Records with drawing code
%%
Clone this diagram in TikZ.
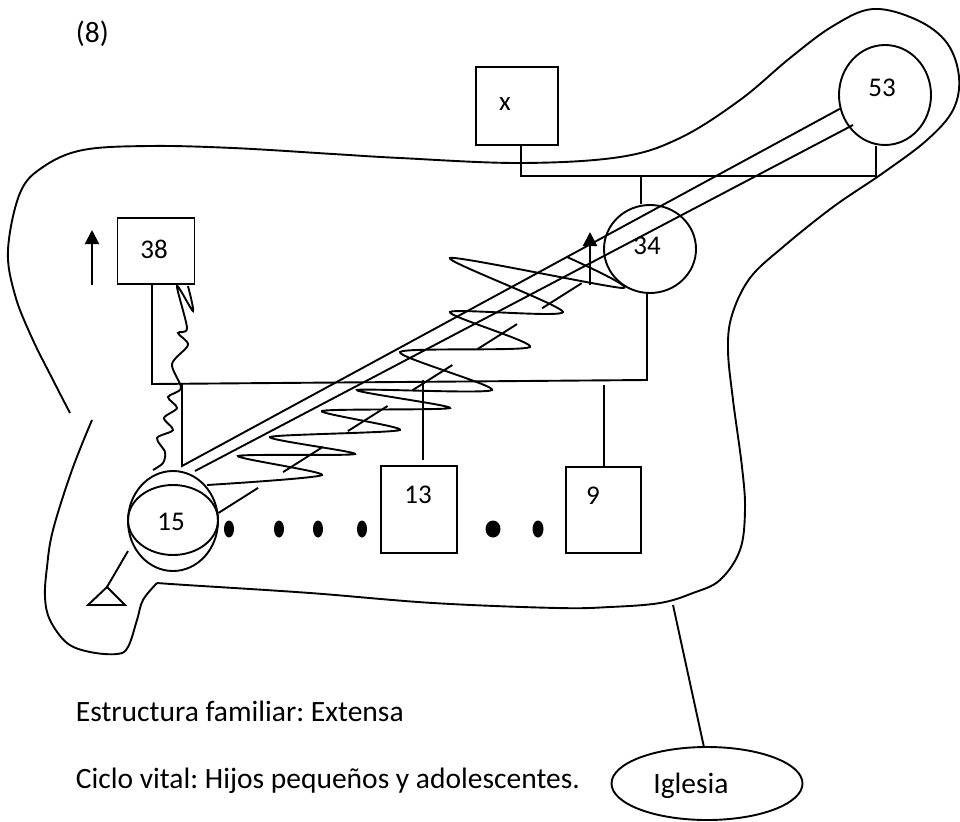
\documentclass[tikz,border=0pt]{standalone}
\usepackage{fontspec}
\setmainfont{Carlito}
\usetikzlibrary{arrows.meta,shapes.geometric}
\frenchspacing

\begin{document}
\begin{tikzpicture}[
x=1pt,y=-1pt,line width=1.9pt,
male/.style={draw,rectangle,inner sep=0pt},
female/.style={draw,ellipse,inner sep=0pt},
num/.style={inner sep=0pt,font=\fontsize{27}{32}\selectfont},
txt/.style={inner sep=0pt,anchor=base west,font=\fontsize{29.5}{35}\selectfont},
dot/.style={fill,ellipse,inner sep=0pt,minimum height=17pt},
arr/.style={-{Triangle[length=14pt,width=14pt]},line width=2.2pt}]
\useasboundingbox (0,0) rectangle (960,821);
\node[txt] (t8) at (75,43) {(8)};
\node[male,minimum width=82pt,minimum height=78pt] (bx) at (517,106) {};
\node[female,minimum width=92pt,minimum height=100pt] (c53) at (885,95) {};
\node[female,minimum width=92pt,minimum height=88pt] (c34) at (650,249) {};
\node[male,minimum width=77pt,minimum height=66pt] (b38) at (156,251) {};
\node[female,minimum width=90pt,minimum height=100pt] (c15) at (173,521) {};
\node[female,minimum width=90pt,minimum height=70pt] (c15in) at (173,520) {};
\node[male,minimum width=76pt,minimum height=87pt] (b13) at (419,509.5) {};
\node[male,minimum width=75pt,minimum height=86pt] (b9) at (603.5,510) {};
\node[female,minimum width=191pt,minimum height=73pt] (iglesia) at (707,783.5) {};
\node[num] (tx) at (505,104) {x};
\node[num] (t53) at (882,88) {53};
\node[num] (t34) at (647,246) {34};
\node[num] (t38) at (154,249) {38};
\node[num] (t15) at (171,522) {15};
\node[num] (t13) at (418,495) {13};
\node[num] (t9) at (593,496) {9};
\node[txt,anchor=base] (tig) at (691,793) {Iglesia};
\node[txt] (estr) at (75,721) {Estructura familiar: Extensa};
\node[txt] (ciclo) at (75,788) {Ciclo vital: Hijos pequeños y adolescentes.};
\foreach \x/\w in {229/10pt,279/10pt,318/10pt,362/10pt,493/15pt,538/11pt}
  \node[dot,minimum width=\w] (d\x) at (\x,529) {};
\coordinate (mX) at (521,176);
\coordinate (m53) at (876,176);
\draw (bx.south -| mX) -- (mX) -- (m53) -- (m53 |- c53.south);
\coordinate (k34) at (641,176);
\draw (k34) -- (k34 |- c34.north);
\coordinate (mL) at (152,384);
\coordinate (mR) at (647,380);
\draw (mL |- b38.south) -- (mL) -- (mR) -- (mR |- c34.south);
\coordinate (k15) at (182,383.5);
\coordinate (j15) at (182,466);
\draw (k15) -- (j15) -- (c53.197);
\coordinate (d15) at (195,471);
\coordinate (d53) at (853,125);
\draw (d15) -- (d53);
\coordinate (k13) at (423,380);
\draw[shorten >=5pt] (k13) -- (k13 |- b13.north);
\coordinate (k9) at (604,385);
\draw (k9) -- (k9 |- b9.north);
\coordinate (dEnd) at (582,283);
\draw[dash pattern=on 47pt off 29.6pt] (c15.10) -- (dEnd);
\draw plot[smooth,tension=.4] coordinates {(207,485) (322,475) (238,456) (355,454) (270,437) (400,430) (322,411) (450,408) (357,390) (492,390) (400,352) (530,347) (450,312) (563,312) (450,258) (623,288) (567,257)};
\draw plot[smooth,tension=.5] coordinates {(188,286) (193,311) (177,286) (187,328) (178,333) (188,345) (172,364) (181,388) (168,397) (177,408) (164,418) (173,430) (157,438) (165,452) (163,463) (153,470)};
\coordinate (a38) at (92,285);
\draw[arr] (a38) -- ++(0,-55);
\coordinate (a34) at (590,285);
\draw[arr] (a34) -- ++(0,-53);
\coordinate (tri) at (107,587);
\coordinate (t15) at (128,551);
\draw (tri) -- ++(-19,18) -- ++(37,0) -- cycle;
\draw (tri) -- (t15);
\draw plot[smooth,tension=.6] coordinates {(70,413) (53,380) (32,338) (15,295) (8,250) (20,193) (43,167) (83,150) (150,146) (233,148) (333,154) (400,158) (520,163) (620,157) (680,138) (740,100) (790,58) (833,26) (873,9) (917,20) (947,43) (959,77) (953,110) (927,140) (883,173) (833,207) (783,247) (750,278) (732,315) (728,350) (733,400) (742,467) (745,510) (740,550) (720,580) (693,593) (660,603) (610,607) (557,608) (433,603) (310,593) (186,585) (157,583)};
\draw plot[smooth,tension=.6] coordinates {(157,583) (143,600) (137,620) (128,647) (117,654) (90,652) (67,643) (50,620) (45,597) (47,567) (53,530) (72,470) (92,420)};
\coordinate (eI) at (673,605);
\draw (eI) -- (iglesia.95);
\end{tikzpicture}
\end{document}
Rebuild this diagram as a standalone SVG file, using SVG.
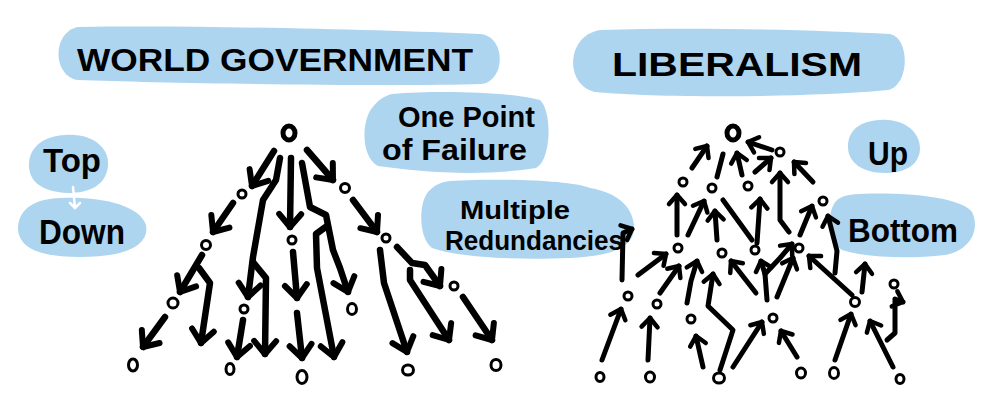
<svg xmlns="http://www.w3.org/2000/svg" width="1000" height="417" viewBox="0 0 1000 417">
<style>
.blob{fill:#aed5f0}
.lbl{font-family:"Liberation Sans",Arial,sans-serif;font-weight:bold;fill:#000}
.a1{fill:none;stroke:#000;stroke-width:6.5;stroke-linecap:round;stroke-linejoin:round;marker-end:url(#ah1)}
.a2{fill:none;stroke:#000;stroke-width:5;stroke-linecap:round;stroke-linejoin:round;marker-end:url(#ah2)}
.ln{fill:none;stroke:#000;stroke-width:5;stroke-linecap:round;stroke-linejoin:round}
.nd{fill:#fff;stroke:#000;stroke-width:3}
.big{fill:#fff;stroke:#000;stroke-width:5}
.wh{fill:none;stroke:#fff;stroke-width:2.5;stroke-linecap:round}
</style>
<defs>
<marker id="ah1" viewBox="-18 -15 22 30" markerWidth="22" markerHeight="30" refX="0" refY="0" orient="auto" markerUnits="userSpaceOnUse"><path d="M -13 -11 L 0 0 L -13 11" fill="none" stroke="#000" stroke-width="6" stroke-linecap="round" stroke-linejoin="round"/></marker>
<marker id="ah2" viewBox="-14 -12 18 24" markerWidth="18" markerHeight="24" refX="0" refY="0" orient="auto" markerUnits="userSpaceOnUse"><path d="M -9 -8 L 0 0 L -9 8" fill="none" stroke="#000" stroke-width="4.5" stroke-linecap="round" stroke-linejoin="round"/></marker>
</defs>
<rect width="1000" height="417" fill="#fff"/>

<g id="title-world-government">
<path class="blob" d="M 78 27 C 200 25 380 30 480 34 C 506 36 506 80 482 84 C 380 87 160 83 78 80 C 52 76 52 32 78 27 Z"/>
<text class="lbl" x="77" y="71" font-size="32" textLength="396" lengthAdjust="spacingAndGlyphs">WORLD GOVERNMENT</text>
</g>
<g id="title-liberalism">
<path class="blob" d="M 600 30 C 700 27 820 30 890 34 C 910 38 910 85 888 90 C 800 98 660 98 595 92 C 565 86 565 36 600 30 Z"/>
<text class="lbl" x="612" y="76" font-size="34" textLength="250" lengthAdjust="spacingAndGlyphs">LIBERALISM</text>
</g>
<g id="label-top">
<path class="blob" d="M 65 135 C 95 133 110 150 108 166 C 106 185 90 193 68 193 C 40 192 28 180 29 163 C 30 146 45 136 65 135 Z"/>
<text class="lbl" x="43" y="172" font-size="34" textLength="58" lengthAdjust="spacingAndGlyphs">Top</text>
</g>
<g id="label-down">
<path class="blob" d="M 60 198 C 100 196 140 205 146 225 C 150 248 120 257 80 257 C 40 257 18 248 18 228 C 19 208 35 199 60 198 Z"/>
<path class="wh" d="M 73 187 L 75 208 M 70 203 L 75 208 L 80 203"/>
<text class="lbl" x="39" y="244" font-size="35" textLength="86" lengthAdjust="spacingAndGlyphs">Down</text>
</g>
<g id="label-one-point">
<path class="blob" d="M 392 94 C 440 90 510 92 540 100 C 552 110 552 160 536 168 C 480 177 420 172 378 166 C 360 156 362 120 372 108 C 378 100 384 96 392 94 Z"/>
<text class="lbl" x="398" y="127" font-size="30" textLength="137" lengthAdjust="spacingAndGlyphs">One Point</text>
<text class="lbl" x="382" y="160" font-size="30" textLength="145" lengthAdjust="spacingAndGlyphs">of Failure</text>
</g>
<g id="label-multiple">
<path class="blob" d="M 450 181 C 500 178 570 180 590 188 C 615 192 632 205 634 225 C 636 248 610 256 570 258 C 520 260 460 258 432 248 C 418 238 418 200 430 190 C 436 184 442 182 450 181 Z"/>
<text class="lbl" x="460" y="219" font-size="26" textLength="110" lengthAdjust="spacingAndGlyphs">Multiple</text>
<text class="lbl" x="445" y="250" font-size="27" textLength="178" lengthAdjust="spacingAndGlyphs">Redundancies</text>
</g>
<g id="label-up">
<path class="blob" d="M 880 120 C 905 118 920 133 920 148 C 920 165 905 173 885 173 C 862 173 848 162 848 147 C 848 130 860 121 880 120 Z"/>
<text class="lbl" x="868" y="165" font-size="34" textLength="40" lengthAdjust="spacingAndGlyphs">Up</text>
</g>
<g id="label-bottom">
<path class="blob" d="M 860 194 C 900 192 960 196 972 212 C 980 228 972 250 945 255 C 910 259 868 258 842 250 C 826 240 826 205 840 198 C 846 195 852 194 860 194 Z"/>
<text class="lbl" x="848" y="242" font-size="34" textLength="110" lengthAdjust="spacingAndGlyphs">Bottom</text>
</g>

<g id="connectors">
<path class="a1" d="M 274 151 L 252 186"/>
<path class="a1" d="M 280 158 L 276 180 L 263 200 L 253 257 L 248 297"/>
<path class="a1" d="M 291 158 L 290 227"/>
<path class="a1" d="M 302 163 L 310 207 L 326 215 L 333 250 L 340 268 L 348 292"/>
<path class="a1" d="M 307 150 L 333 180"/>
<path class="a1" d="M 233 203 L 213 232"/>
<path class="a1" d="M 202 255 L 180 292"/>
<path class="a1" d="M 199 268 L 210 283 L 201 343"/>
<path class="a1" d="M 165 317 L 143 347"/>
<path class="a1" d="M 253 262 L 266 278 L 265 354"/>
<path class="a1" d="M 243 320 L 237 357"/>
<path class="a1" d="M 293 252 L 297 298"/>
<path class="a1" d="M 297 313 L 302 358"/>
<path class="a1" d="M 327 226 L 316 234 L 317 268 L 334 357"/>
<path class="a1" d="M 353 200 L 377 232"/>
<path class="a1" d="M 380 250 L 384 283 L 407 352"/>
<path class="a1" d="M 397 247 L 412 263 L 425 265 L 440 286"/>
<path class="a1" d="M 410 270 L 410 280 L 449 340"/>
<path class="a1" d="M 463 297 L 492 340"/>
<path class="a2" d="M 692 168 L 707 146"/>
<path class="ln" d="M 717 177 L 723 154"/>
<path class="a2" d="M 742 175 L 737 153"/>
<path class="a2" d="M 772 150 L 748 142"/>
<path class="a2" d="M 755 172 L 771 158"/>
<path class="a2" d="M 813 182 L 794 162"/>
<path class="a2" d="M 789 232 L 780 220 L 780 173"/>
<path class="a2" d="M 677 235 L 677 195"/>
<path class="a2" d="M 688 235 L 704 201"/>
<path class="a2" d="M 717 240 L 715 211"/>
<path class="ln" d="M 752 240 L 723 200"/>
<path class="a2" d="M 757 243 L 760 199"/>
<path class="a2" d="M 800 235 L 812 206"/>
<path class="a2" d="M 638 275 L 666 254"/>
<path class="a2" d="M 622 280 L 623 233 L 632 229"/>
<path class="a2" d="M 660 293 L 679 266"/>
<path class="a2" d="M 687 303 L 691 281 L 697 261"/>
<path class="a2" d="M 720 370 L 733 330 L 708 306 L 713 274"/>
<path class="a2" d="M 756 293 L 731 261"/>
<path class="a2" d="M 767 300 L 765 274 L 761 261"/>
<path class="a2" d="M 765 274 L 780 258 L 792 244"/>
<path class="a2" d="M 777 297 L 793 258"/>
<path class="a2" d="M 852 295 L 809 256"/>
<path class="a2" d="M 835 273 L 837 251 L 828 216"/>
<path class="a2" d="M 862 292 L 865 264"/>
<path class="a2" d="M 887 340 L 895 333 L 895 299 L 903 302"/>
<path class="a2" d="M 893 367 L 870 321"/>
<path class="a2" d="M 835 360 L 851 314"/>
<path class="a2" d="M 797 357 L 781 331"/>
<path class="a2" d="M 733 367 L 762 322"/>
<path class="a2" d="M 703 367 L 696 336"/>
<path class="a2" d="M 648 360 L 650 318"/>
<path class="a2" d="M 602 360 L 621 309"/>
</g>

<g id="node-left-root"><ellipse class="big" cx="289" cy="133" rx="6" ry="7"/></g>
<g id="node-left-a"><circle class="nd" cx="242" cy="194" r="4"/></g>
<g id="node-left-b"><circle class="nd" cx="206" cy="245" r="4.5"/></g>
<g id="node-left-c"><circle class="nd" cx="173" cy="303" r="5"/></g>
<g id="node-left-d"><circle class="nd" cx="244" cy="309" r="4"/></g>
<g id="node-left-e"><circle class="nd" cx="292" cy="240" r="4"/></g>
<g id="node-left-f"><ellipse class="nd" cx="352" cy="309" rx="4.5" ry="5.5"/></g>
<g id="node-left-g"><circle class="nd" cx="345" cy="188" r="4.5"/></g>
<g id="node-left-h"><circle class="nd" cx="386" cy="238" r="4"/></g>
<g id="node-left-i"><circle class="nd" cx="454" cy="286" r="4"/></g>
<g id="node-left-leaf1"><ellipse class="nd" cx="133" cy="365" rx="4.5" ry="6"/></g>
<g id="node-left-leaf2"><ellipse class="nd" cx="230" cy="369" rx="4" ry="5.5"/></g>
<g id="node-left-leaf3"><ellipse class="nd" cx="302" cy="377" rx="5" ry="6.5"/></g>
<g id="node-left-leaf4"><ellipse class="nd" cx="408" cy="370" rx="5.5" ry="5"/></g>
<g id="node-left-leaf5"><ellipse class="nd" cx="496" cy="365" rx="5" ry="5.5"/></g>

<g id="node-right-root"><ellipse class="big" cx="733" cy="133" rx="6" ry="7"/></g>
<g id="node-right-1"><circle class="nd" cx="780" cy="152" r="4"/></g>
<g id="node-right-2"><circle class="nd" cx="683" cy="182" r="4"/></g>
<g id="node-right-3"><circle class="nd" cx="712" cy="188" r="4"/></g>
<g id="node-right-4"><circle class="nd" cx="748" cy="186" r="4"/></g>
<g id="node-right-5"><circle class="nd" cx="823" cy="201" r="4"/></g>
<g id="node-right-6"><circle class="nd" cx="678" cy="248" r="4"/></g>
<g id="node-right-7"><circle class="nd" cx="722" cy="253" r="4"/></g>
<g id="node-right-8"><circle class="nd" cx="755" cy="250" r="4"/></g>
<g id="node-right-9"><circle class="nd" cx="799" cy="248" r="4"/></g>
<g id="node-right-10"><circle class="nd" cx="628" cy="296" r="4"/></g>
<g id="node-right-11"><circle class="nd" cx="657" cy="304" r="4"/></g>
<g id="node-right-12"><circle class="nd" cx="691" cy="319" r="4"/></g>
<g id="node-right-13"><circle class="nd" cx="773" cy="318" r="4"/></g>
<g id="node-right-14"><circle class="nd" cx="855" cy="302" r="4.5"/></g>
<g id="node-right-15"><circle class="nd" cx="894" cy="284" r="4"/></g>
<g id="node-right-leaf1"><ellipse class="nd" cx="600" cy="377" rx="4" ry="4.5"/></g>
<g id="node-right-leaf2"><ellipse class="nd" cx="650" cy="377" rx="4.5" ry="5"/></g>
<g id="node-right-leaf3"><ellipse class="nd" cx="719" cy="378" rx="5.5" ry="5"/></g>
<g id="node-right-leaf4"><ellipse class="nd" cx="801" cy="373" rx="4.5" ry="5"/></g>
<g id="node-right-leaf5"><ellipse class="nd" cx="834" cy="373" rx="4.5" ry="5.5"/></g>
<g id="node-right-leaf6"><ellipse class="nd" cx="900" cy="379" rx="4" ry="4.5"/></g>
</svg>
%%
## Exercise details
Copy each line that holds the word "diagram".

## Exercise result
Clone this diagram in TikZ.
Rebuild this diagram as a standalone SVG file, using SVG.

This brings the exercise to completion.